→ Exercise:
Quote every line of the data below as it stands, omitting pictures.

→ Data section:
□ □ □
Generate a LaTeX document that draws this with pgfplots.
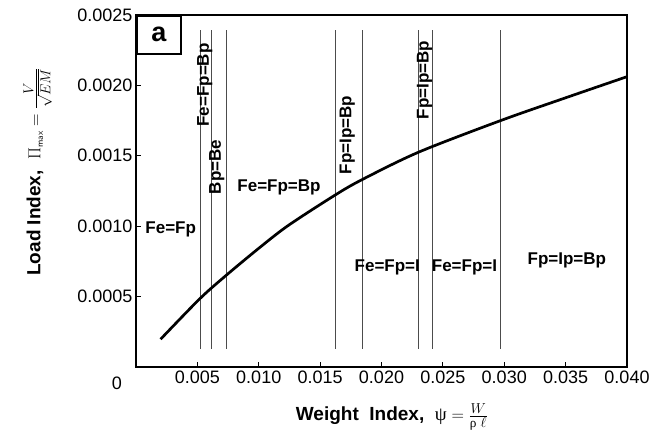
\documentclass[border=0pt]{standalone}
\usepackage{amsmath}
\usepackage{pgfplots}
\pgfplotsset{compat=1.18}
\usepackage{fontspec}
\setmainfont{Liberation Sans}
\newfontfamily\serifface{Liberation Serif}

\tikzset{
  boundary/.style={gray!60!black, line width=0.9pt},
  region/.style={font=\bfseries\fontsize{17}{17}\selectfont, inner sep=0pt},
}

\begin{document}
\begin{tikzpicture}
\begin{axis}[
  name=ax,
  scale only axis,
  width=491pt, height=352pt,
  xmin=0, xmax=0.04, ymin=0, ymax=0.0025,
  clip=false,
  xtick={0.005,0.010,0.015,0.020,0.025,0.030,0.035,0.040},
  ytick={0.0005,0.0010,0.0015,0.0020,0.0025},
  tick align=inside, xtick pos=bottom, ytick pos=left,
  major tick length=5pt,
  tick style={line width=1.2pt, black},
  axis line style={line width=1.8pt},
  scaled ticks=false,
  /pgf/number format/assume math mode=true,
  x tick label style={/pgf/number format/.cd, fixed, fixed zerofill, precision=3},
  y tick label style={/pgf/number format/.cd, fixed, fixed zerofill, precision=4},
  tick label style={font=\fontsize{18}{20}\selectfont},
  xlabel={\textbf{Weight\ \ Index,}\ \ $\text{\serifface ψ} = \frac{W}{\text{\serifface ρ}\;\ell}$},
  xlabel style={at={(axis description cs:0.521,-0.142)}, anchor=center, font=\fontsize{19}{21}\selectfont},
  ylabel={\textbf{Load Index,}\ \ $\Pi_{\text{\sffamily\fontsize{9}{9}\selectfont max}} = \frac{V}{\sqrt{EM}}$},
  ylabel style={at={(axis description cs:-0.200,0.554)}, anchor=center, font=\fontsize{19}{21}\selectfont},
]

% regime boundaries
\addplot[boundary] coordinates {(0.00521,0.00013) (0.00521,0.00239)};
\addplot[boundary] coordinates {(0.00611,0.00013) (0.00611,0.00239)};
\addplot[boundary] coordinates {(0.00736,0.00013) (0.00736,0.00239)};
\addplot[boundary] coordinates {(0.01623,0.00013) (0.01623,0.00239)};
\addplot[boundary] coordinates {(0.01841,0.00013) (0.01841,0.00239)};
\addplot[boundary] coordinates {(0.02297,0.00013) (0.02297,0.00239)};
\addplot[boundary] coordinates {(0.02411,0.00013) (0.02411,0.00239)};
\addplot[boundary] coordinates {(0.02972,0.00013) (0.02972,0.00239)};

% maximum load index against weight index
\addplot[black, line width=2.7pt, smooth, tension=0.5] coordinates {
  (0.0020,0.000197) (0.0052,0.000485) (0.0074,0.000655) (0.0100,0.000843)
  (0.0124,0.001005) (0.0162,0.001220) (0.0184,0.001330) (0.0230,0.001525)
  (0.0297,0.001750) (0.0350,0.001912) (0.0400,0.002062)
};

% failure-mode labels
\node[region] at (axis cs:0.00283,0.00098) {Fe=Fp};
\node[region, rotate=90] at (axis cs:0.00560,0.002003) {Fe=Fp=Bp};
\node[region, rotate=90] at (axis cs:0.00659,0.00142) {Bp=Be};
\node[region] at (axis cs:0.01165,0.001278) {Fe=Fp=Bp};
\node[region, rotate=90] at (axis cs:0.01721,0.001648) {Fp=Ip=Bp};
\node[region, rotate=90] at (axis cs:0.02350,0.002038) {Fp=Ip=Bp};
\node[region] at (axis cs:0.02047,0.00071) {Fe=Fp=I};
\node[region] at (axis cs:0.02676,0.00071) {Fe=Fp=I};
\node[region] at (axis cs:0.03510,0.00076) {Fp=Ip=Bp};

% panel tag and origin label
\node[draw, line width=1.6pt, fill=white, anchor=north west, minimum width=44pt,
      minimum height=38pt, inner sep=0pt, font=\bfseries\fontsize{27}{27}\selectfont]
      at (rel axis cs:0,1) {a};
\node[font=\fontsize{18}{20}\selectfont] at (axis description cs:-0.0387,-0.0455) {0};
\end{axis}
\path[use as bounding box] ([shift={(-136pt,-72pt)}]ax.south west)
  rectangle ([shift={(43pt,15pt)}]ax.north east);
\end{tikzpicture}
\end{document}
□ □ □
→ Answer to the problem:
Generate a LaTeX document that draws this with pgfplots.
\documentclass[border=0pt]{standalone}
\usepackage{amsmath}
\usepackage{pgfplots}
\pgfplotsset{compat=1.18}
\usepackage{fontspec}
\setmainfont{Liberation Sans}
\newfontfamily\serifface{Liberation Serif}

\tikzset{
  boundary/.style={gray!60!black, line width=0.9pt},
  region/.style={font=\bfseries\fontsize{17}{17}\selectfont, inner sep=0pt},
}

\begin{document}
\begin{tikzpicture}
\begin{axis}[
  name=ax,
  scale only axis,
  width=491pt, height=352pt,
  xmin=0, xmax=0.04, ymin=0, ymax=0.0025,
  clip=false,
  xtick={0.005,0.010,0.015,0.020,0.025,0.030,0.035,0.040},
  ytick={0.0005,0.0010,0.0015,0.0020,0.0025},
  tick align=inside, xtick pos=bottom, ytick pos=left,
  major tick length=5pt,
  tick style={line width=1.2pt, black},
  axis line style={line width=1.8pt},
  scaled ticks=false,
  /pgf/number format/assume math mode=true,
  x tick label style={/pgf/number format/.cd, fixed, fixed zerofill, precision=3},
  y tick label style={/pgf/number format/.cd, fixed, fixed zerofill, precision=4},
  tick label style={font=\fontsize{18}{20}\selectfont},
  xlabel={\textbf{Weight\ \ Index,}\ \ $\text{\serifface ψ} = \frac{W}{\text{\serifface ρ}\;\ell}$},
  xlabel style={at={(axis description cs:0.521,-0.142)}, anchor=center, font=\fontsize{19}{21}\selectfont},
  ylabel={\textbf{Load Index,}\ \ $\Pi_{\text{\sffamily\fontsize{9}{9}\selectfont max}} = \frac{V}{\sqrt{EM}}$},
  ylabel style={at={(axis description cs:-0.200,0.554)}, anchor=center, font=\fontsize{19}{21}\selectfont},
]

% regime boundaries
\addplot[boundary] coordinates {(0.00521,0.00013) (0.00521,0.00239)};
\addplot[boundary] coordinates {(0.00611,0.00013) (0.00611,0.00239)};
\addplot[boundary] coordinates {(0.00736,0.00013) (0.00736,0.00239)};
\addplot[boundary] coordinates {(0.01623,0.00013) (0.01623,0.00239)};
\addplot[boundary] coordinates {(0.01841,0.00013) (0.01841,0.00239)};
\addplot[boundary] coordinates {(0.02297,0.00013) (0.02297,0.00239)};
\addplot[boundary] coordinates {(0.02411,0.00013) (0.02411,0.00239)};
\addplot[boundary] coordinates {(0.02972,0.00013) (0.02972,0.00239)};

% maximum load index against weight index
\addplot[black, line width=2.7pt, smooth, tension=0.5] coordinates {
  (0.0020,0.000197) (0.0052,0.000485) (0.0074,0.000655) (0.0100,0.000843)
  (0.0124,0.001005) (0.0162,0.001220) (0.0184,0.001330) (0.0230,0.001525)
  (0.0297,0.001750) (0.0350,0.001912) (0.0400,0.002062)
};

% failure-mode labels
\node[region] at (axis cs:0.00283,0.00098) {Fe=Fp};
\node[region, rotate=90] at (axis cs:0.00560,0.002003) {Fe=Fp=Bp};
\node[region, rotate=90] at (axis cs:0.00659,0.00142) {Bp=Be};
\node[region] at (axis cs:0.01165,0.001278) {Fe=Fp=Bp};
\node[region, rotate=90] at (axis cs:0.01721,0.001648) {Fp=Ip=Bp};
\node[region, rotate=90] at (axis cs:0.02350,0.002038) {Fp=Ip=Bp};
\node[region] at (axis cs:0.02047,0.00071) {Fe=Fp=I};
\node[region] at (axis cs:0.02676,0.00071) {Fe=Fp=I};
\node[region] at (axis cs:0.03510,0.00076) {Fp=Ip=Bp};

% panel tag and origin label
\node[draw, line width=1.6pt, fill=white, anchor=north west, minimum width=44pt,
      minimum height=38pt, inner sep=0pt, font=\bfseries\fontsize{27}{27}\selectfont]
      at (rel axis cs:0,1) {a};
\node[font=\fontsize{18}{20}\selectfont] at (axis description cs:-0.0387,-0.0455) {0};
\end{axis}
\path[use as bounding box] ([shift={(-136pt,-72pt)}]ax.south west)
  rectangle ([shift={(43pt,15pt)}]ax.north east);
\end{tikzpicture}
\end{document}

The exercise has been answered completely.